### RECORDS PROVIDED
--- START ---

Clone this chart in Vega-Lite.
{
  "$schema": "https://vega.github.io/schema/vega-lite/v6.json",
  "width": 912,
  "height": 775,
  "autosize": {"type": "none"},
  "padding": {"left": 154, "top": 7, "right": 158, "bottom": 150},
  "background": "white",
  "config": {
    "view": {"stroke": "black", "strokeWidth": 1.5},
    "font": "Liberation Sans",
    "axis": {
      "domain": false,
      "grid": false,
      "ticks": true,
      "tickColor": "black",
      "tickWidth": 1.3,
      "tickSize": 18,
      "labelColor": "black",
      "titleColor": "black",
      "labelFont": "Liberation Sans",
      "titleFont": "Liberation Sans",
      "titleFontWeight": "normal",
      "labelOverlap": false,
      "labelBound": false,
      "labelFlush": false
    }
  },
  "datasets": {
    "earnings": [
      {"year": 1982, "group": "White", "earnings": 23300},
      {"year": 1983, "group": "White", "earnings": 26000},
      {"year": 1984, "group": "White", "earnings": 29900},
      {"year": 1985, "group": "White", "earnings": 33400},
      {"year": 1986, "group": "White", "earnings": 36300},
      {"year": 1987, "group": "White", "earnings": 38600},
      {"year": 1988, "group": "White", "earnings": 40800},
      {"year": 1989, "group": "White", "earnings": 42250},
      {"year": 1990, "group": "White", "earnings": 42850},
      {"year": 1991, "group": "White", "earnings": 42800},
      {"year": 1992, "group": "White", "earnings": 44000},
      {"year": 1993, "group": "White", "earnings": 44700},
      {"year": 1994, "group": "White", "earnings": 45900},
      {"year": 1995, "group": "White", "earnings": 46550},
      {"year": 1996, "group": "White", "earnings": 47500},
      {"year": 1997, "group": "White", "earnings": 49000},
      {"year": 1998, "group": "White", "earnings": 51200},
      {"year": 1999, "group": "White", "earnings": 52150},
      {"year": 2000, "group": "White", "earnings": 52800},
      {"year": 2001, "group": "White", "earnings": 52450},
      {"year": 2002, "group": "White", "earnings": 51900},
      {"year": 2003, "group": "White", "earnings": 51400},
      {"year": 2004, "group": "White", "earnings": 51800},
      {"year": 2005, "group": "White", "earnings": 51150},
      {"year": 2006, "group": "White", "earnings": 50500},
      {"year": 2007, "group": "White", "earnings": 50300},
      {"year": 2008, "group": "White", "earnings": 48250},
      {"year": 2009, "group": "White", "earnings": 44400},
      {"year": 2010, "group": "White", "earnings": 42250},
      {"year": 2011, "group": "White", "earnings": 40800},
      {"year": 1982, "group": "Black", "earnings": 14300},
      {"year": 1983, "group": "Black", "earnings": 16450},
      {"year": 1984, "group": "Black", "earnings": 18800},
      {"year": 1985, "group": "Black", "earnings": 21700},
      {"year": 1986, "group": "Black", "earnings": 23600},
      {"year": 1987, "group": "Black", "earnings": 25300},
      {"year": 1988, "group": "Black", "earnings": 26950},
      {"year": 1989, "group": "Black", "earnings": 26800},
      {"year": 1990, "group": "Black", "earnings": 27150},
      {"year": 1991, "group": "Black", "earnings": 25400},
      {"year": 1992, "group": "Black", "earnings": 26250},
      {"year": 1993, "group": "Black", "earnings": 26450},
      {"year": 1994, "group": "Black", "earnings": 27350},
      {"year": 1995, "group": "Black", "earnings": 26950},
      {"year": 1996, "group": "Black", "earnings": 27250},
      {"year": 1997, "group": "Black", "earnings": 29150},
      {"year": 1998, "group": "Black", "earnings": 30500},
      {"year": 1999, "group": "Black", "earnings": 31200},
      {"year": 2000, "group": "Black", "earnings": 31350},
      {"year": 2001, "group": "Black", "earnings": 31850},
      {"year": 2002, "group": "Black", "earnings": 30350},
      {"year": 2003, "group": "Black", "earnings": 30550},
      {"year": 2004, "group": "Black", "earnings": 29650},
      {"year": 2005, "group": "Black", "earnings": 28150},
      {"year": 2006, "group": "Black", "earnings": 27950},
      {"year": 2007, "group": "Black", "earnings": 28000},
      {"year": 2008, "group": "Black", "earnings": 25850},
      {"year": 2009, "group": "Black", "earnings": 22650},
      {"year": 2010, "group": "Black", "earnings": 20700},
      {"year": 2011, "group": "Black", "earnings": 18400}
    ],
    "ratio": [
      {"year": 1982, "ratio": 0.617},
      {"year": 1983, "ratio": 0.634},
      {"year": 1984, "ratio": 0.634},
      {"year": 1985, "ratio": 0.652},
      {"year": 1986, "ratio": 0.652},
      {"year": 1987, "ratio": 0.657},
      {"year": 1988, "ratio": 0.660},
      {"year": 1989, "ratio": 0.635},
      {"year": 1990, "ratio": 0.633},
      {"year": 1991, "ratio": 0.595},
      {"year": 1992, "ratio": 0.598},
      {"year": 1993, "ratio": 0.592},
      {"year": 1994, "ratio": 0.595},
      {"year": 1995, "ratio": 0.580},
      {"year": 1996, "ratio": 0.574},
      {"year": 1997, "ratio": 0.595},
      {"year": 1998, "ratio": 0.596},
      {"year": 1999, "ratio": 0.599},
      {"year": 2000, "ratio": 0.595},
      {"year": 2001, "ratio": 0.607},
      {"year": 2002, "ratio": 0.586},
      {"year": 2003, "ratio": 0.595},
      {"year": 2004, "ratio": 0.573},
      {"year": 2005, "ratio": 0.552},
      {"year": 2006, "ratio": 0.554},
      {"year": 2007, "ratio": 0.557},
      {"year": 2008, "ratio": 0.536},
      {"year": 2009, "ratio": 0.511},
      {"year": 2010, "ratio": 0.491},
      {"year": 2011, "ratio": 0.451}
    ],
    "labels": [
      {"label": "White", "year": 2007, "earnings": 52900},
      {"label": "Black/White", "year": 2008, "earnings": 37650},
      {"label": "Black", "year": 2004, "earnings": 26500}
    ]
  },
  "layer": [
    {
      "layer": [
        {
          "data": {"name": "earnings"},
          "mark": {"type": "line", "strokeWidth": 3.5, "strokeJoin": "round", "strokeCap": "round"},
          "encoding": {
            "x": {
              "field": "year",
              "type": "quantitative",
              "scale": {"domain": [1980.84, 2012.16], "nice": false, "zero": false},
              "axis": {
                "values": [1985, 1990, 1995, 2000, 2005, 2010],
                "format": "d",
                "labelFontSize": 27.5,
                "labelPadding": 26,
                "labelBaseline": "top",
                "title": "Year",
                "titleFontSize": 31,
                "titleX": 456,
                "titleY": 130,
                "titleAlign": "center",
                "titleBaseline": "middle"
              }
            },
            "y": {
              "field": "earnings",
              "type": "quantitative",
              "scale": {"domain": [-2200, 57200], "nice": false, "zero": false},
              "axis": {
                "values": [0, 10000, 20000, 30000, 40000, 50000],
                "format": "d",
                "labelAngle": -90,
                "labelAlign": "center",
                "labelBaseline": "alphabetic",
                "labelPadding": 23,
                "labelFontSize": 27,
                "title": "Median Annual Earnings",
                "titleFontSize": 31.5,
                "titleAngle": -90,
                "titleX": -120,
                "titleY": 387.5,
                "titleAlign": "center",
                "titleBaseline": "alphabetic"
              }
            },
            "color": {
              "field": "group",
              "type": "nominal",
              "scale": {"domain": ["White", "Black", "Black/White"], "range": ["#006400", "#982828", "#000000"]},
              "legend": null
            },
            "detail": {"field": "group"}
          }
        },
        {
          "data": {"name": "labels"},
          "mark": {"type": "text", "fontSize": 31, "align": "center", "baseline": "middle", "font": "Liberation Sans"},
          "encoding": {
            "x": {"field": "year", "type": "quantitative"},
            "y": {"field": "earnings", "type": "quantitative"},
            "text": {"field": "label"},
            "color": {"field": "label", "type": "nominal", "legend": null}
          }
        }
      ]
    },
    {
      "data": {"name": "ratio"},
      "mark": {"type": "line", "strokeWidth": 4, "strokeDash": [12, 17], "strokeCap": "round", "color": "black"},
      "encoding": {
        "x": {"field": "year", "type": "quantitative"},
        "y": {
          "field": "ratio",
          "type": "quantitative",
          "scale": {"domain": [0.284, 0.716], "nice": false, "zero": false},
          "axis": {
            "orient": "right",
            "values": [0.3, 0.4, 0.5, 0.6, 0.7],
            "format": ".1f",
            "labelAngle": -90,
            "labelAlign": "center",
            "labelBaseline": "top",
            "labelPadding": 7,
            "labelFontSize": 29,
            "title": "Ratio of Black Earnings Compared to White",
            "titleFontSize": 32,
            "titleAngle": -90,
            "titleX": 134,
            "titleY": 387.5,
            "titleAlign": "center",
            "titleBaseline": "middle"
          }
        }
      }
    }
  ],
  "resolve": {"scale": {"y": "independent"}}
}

--- END ---
--- START ---

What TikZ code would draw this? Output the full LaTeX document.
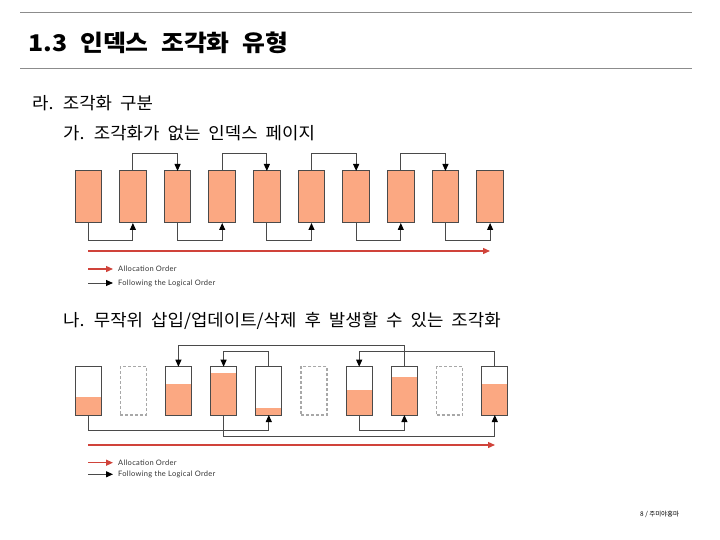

--- END ---
--- START ---

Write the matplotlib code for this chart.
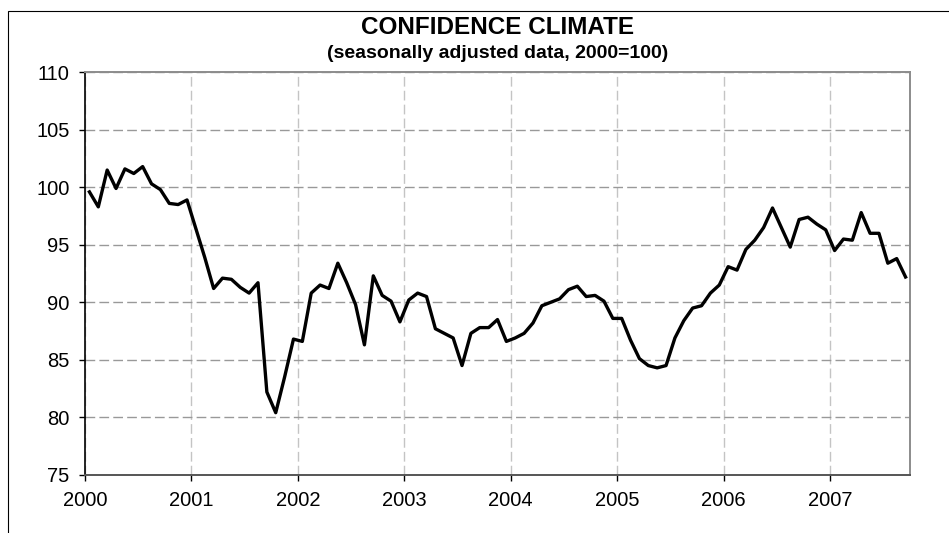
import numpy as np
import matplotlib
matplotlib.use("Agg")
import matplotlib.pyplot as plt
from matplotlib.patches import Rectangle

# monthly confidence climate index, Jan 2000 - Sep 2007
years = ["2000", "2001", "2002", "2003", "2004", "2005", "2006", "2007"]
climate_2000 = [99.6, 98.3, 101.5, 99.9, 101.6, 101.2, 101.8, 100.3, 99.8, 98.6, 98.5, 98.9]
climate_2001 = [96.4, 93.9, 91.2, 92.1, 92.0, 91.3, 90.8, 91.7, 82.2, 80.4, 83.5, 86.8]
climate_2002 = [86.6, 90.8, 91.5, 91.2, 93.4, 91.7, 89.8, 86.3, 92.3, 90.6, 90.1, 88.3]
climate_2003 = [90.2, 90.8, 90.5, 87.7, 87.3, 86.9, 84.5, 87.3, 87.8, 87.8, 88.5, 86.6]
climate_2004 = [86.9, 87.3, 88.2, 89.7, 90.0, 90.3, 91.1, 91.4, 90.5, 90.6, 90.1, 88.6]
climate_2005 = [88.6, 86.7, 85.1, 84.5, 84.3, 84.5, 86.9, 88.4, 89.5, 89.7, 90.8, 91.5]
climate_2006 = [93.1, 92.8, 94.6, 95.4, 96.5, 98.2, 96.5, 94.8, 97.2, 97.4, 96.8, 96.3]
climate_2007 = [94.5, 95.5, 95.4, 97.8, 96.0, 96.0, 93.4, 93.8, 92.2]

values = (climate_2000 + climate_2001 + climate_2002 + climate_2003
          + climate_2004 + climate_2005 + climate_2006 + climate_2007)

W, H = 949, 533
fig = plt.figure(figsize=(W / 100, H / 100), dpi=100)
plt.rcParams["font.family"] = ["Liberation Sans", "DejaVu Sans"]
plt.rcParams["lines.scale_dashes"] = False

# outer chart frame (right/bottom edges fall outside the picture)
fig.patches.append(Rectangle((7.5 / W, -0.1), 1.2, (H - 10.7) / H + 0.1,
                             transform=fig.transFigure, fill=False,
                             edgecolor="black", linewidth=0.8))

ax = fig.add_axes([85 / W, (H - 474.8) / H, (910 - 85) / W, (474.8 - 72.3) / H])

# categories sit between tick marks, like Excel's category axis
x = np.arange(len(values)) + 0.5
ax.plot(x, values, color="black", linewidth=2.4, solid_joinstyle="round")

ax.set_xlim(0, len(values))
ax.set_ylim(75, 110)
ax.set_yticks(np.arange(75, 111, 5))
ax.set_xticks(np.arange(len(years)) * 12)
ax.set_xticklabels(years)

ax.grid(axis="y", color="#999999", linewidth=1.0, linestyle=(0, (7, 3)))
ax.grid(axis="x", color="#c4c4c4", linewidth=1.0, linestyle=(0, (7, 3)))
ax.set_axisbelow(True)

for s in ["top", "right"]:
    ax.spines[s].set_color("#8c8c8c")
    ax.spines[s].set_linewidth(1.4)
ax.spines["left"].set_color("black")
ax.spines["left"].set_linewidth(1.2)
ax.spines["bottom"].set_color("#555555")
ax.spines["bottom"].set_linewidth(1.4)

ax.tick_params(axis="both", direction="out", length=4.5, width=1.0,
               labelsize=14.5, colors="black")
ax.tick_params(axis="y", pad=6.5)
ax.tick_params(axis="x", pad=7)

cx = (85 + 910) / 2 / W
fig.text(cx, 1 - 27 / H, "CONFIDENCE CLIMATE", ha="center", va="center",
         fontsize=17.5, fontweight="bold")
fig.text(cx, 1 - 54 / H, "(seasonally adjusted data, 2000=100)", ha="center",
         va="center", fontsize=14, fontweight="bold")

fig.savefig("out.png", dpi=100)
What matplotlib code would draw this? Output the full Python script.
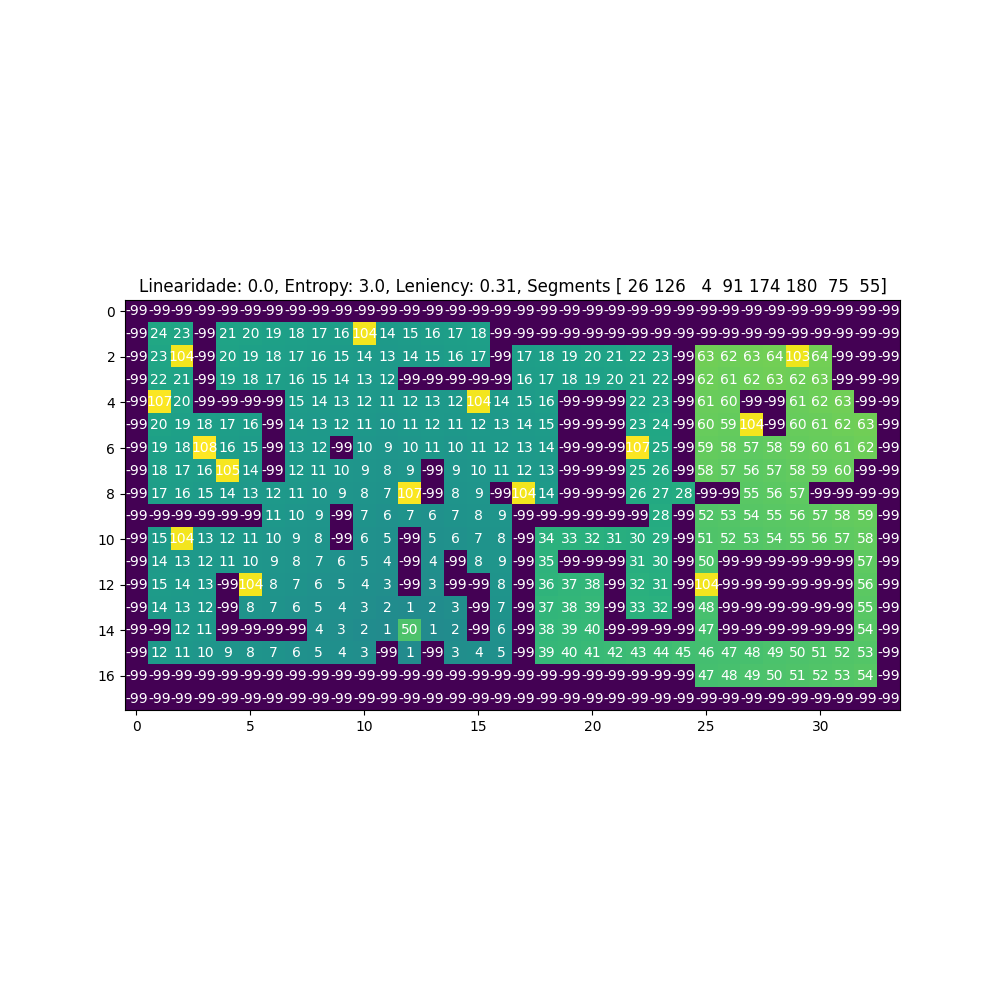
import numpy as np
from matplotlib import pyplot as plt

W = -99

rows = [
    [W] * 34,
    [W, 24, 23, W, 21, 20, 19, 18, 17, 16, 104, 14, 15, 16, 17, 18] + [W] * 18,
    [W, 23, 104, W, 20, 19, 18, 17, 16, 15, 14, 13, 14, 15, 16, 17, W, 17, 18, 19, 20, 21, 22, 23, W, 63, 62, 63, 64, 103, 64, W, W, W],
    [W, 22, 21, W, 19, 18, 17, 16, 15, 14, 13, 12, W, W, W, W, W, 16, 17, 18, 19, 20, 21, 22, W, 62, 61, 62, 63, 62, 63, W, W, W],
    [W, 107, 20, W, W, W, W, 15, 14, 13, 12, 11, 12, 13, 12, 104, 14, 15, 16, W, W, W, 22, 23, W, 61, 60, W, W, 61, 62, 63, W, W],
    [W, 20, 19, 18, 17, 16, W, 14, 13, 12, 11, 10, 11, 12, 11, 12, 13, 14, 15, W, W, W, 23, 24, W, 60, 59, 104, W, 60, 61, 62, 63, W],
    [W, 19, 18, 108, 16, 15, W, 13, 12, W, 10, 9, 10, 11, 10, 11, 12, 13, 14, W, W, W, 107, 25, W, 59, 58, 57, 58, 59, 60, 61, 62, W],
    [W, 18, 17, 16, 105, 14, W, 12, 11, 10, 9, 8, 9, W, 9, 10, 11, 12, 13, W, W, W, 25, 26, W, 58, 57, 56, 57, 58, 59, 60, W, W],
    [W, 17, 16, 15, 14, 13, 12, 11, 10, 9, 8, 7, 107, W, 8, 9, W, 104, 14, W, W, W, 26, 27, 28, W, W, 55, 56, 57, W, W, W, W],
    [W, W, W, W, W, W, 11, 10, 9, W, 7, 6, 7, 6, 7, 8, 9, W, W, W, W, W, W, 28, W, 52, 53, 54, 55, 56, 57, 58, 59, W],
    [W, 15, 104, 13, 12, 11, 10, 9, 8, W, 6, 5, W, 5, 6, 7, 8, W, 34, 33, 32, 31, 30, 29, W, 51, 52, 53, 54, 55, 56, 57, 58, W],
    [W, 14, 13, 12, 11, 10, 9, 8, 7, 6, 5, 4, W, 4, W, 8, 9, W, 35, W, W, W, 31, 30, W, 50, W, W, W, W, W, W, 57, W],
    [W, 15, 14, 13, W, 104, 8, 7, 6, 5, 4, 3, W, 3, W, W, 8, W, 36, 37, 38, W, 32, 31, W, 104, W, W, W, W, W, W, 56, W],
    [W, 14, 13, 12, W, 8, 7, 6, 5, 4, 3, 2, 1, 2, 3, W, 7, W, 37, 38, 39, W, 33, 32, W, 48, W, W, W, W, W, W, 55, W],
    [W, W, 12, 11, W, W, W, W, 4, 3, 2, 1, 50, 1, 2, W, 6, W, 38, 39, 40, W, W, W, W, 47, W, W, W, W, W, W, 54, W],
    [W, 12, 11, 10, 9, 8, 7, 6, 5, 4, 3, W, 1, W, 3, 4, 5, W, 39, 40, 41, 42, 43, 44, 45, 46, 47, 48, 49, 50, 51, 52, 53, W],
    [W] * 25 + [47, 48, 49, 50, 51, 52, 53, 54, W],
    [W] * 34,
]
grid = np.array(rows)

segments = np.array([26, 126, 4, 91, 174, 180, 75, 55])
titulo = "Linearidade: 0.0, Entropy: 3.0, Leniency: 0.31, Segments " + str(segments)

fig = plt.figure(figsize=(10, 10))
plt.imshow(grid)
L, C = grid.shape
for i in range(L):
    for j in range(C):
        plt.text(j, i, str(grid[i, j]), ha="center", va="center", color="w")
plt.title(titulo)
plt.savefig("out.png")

--- END ---

### EXERCISE DIRECTIONS
Search the data for "full". Copy every matching line.

### FINISHED TASK
What TikZ code would draw this? Output the full LaTeX document.
What matplotlib code would draw this? Output the full Python script.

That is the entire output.